Diary of an artist-in-residence: Report from Verbier #5
VERBIER, Switzerland – The morning is slightly chill as we load our packed lunches in the back of Kiki’s car. ECAV, where we are headed, is an hour’s drive away and is where our print workshop is situated.
We are welcomed by Francois Locher and his assistant. Francois is friendly and energetic, and this bodes well for the progress over the next two days. We travel up the stairs to the print rooms. Their smell is unmistakeable — a mixture of inks and chemicals. The whole place has the air of an alchemist’s workshop about it, a place of mysterious equipment and a mountain of multi-colored ink tins piled in the corner.
The process of assessing our images begins. The sparkling computers and inkjet printers look incongruous next to the cast-iron presses and rollers from the main workshop. In art there is no room for the Luddite; you simply must move with the times. Francois explains that we are allowed to do a screenprint of two colors. This involves scanning an image or processing an existing file, separating it into its primary colors and balancing the detail available in order to produce a photo-sensitive image. This is then attached to a silkscreen to produce an image on paper. Sound complicated? Well, it is, and there is no way around it. Best trust the alchemist and follow what he says to the letter! We jostle for position as Francois asks for our images. Only one can be processed at a time. I make it to the front. PhotoShop flares up on the screen and my file is assessed. An inkjet printer fires up and two large tracing paper images are produced. These are my templates.
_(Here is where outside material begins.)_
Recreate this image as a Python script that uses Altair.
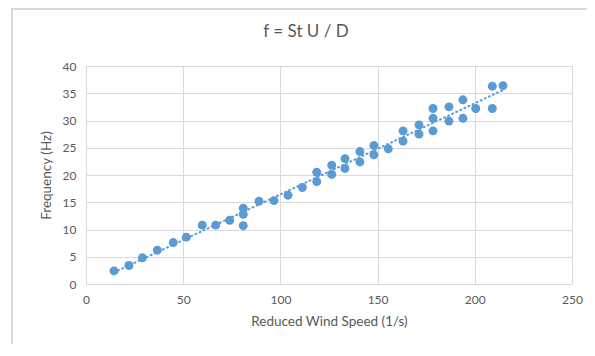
import altair as alt
import pandas as pd

# Reduced wind speed (1/s) and frequency (Hz)
speed = [14.4, 22.1, 29.0, 36.7, 44.9, 51.6, 59.8, 66.7, 73.9, 80.9, 80.9, 80.9,
         89.0, 96.7, 103.9, 111.3, 118.7, 118.7, 126.4, 126.4, 133.2, 133.2,
         140.9, 140.9, 148.1, 148.1, 155.5, 163.1, 163.1, 171.3, 171.3,
         178.5, 178.5, 178.5, 186.7, 186.7, 193.9, 193.9, 200.5, 209.0, 209.0, 214.5]
freq = [2.4, 3.4, 4.8, 6.2, 7.6, 8.6, 10.8, 10.8, 11.7, 10.7, 12.8, 13.9,
        15.2, 15.3, 16.3, 17.7, 18.8, 20.5, 20.1, 21.8, 21.2, 23.0,
        22.4, 24.3, 23.7, 25.4, 24.8, 26.2, 28.1, 27.5, 29.2,
        28.1, 30.4, 32.2, 29.9, 32.5, 30.4, 33.8, 32.2, 32.2, 36.3, 36.4]

x_ticks = [0, 50, 100, 150, 200, 250]
y_ticks = [0, 5, 10, 15, 20, 25, 30, 35, 40]

title_text = "f = St U / D"
x_title = "Reduced Wind Speed (1/s)"
y_title = "Frequency (Hz)"

df = pd.DataFrame({"speed": speed, "freq": freq})
title_df = pd.DataFrame({"label": [title_text]})

BLUE = "#5B9BD5"
GRID = "#D9D9D9"
TEXT = "#595959"
FONT = "Lato"

x_enc = alt.X("speed:Q", title=x_title,
              scale=alt.Scale(domain=[0, 250], nice=False),
              axis=alt.Axis(values=x_ticks, labelFlush=False))
y_enc = alt.Y("freq:Q", title=y_title,
              scale=alt.Scale(domain=[0, 40], nice=False),
              axis=alt.Axis(values=y_ticks, labelFlush=False))

points = alt.Chart(df).mark_circle(size=80, color=BLUE, opacity=1).encode(x=x_enc, y=y_enc)

trend = alt.Chart(df).transform_regression("speed", "freq", method="linear").mark_line(
    color=BLUE, strokeWidth=2, strokeDash=[1, 3.5], strokeCap="round"
).encode(x=x_enc, y=y_enc)

border_left = alt.Chart(df).mark_rule(color=GRID, strokeWidth=1.5).encode(
    x=alt.value(-74), y=alt.value(-58), y2=alt.value(300))
border_top = alt.Chart(df).mark_rule(color=GRID, strokeWidth=1.5).encode(
    x=alt.value(-74), x2=alt.value(520), y=alt.value(-57.5))

title_mark = alt.Chart(title_df).mark_text(
    font=FONT, fontSize=17, color=TEXT, align="center", baseline="middle"
).encode(text="label:N", x=alt.value(220), y=alt.value(-34))

chart = alt.layer(border_left, border_top, points, trend, title_mark).properties(
    width=486, height=218,
    autosize=alt.AutoSizeParams(type="none"),
    padding={"left": 78, "top": 58, "right": 15, "bottom": 60},
).configure_view(stroke=None).configure_axis(
    grid=True, gridColor=GRID, gridWidth=1, domain=False, ticks=False,
    labelFont=FONT, labelFontSize=12, labelColor=TEXT, labelPadding=10,
    titleFont=FONT, titleFontSize=13.5, titleColor=TEXT, titleFontWeight="normal",
).configure_axisX(titlePadding=9).configure_axisY(titlePadding=9)

chart.save("out.html", embed_options={"renderer": "svg", "actions": False})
A small group of students have gathered around us and we realize that they are to be our helpers throughout the process. A young girl takes my tracing paper templates and gestures me to follow her.
To cut a long story short, without the aid of our student helpers, it is questionable as to how far we could have gotten with our prints. They all spoke perfect English and were fantastically helpful and competent as they guided us through a whirlwind of activity. This climaxed at the end of the first day with the first color of our image being printed.
The last time I made a print was when I was a student many years ago. As I looked at my day’s work, I remembered what a rewarding activity it is.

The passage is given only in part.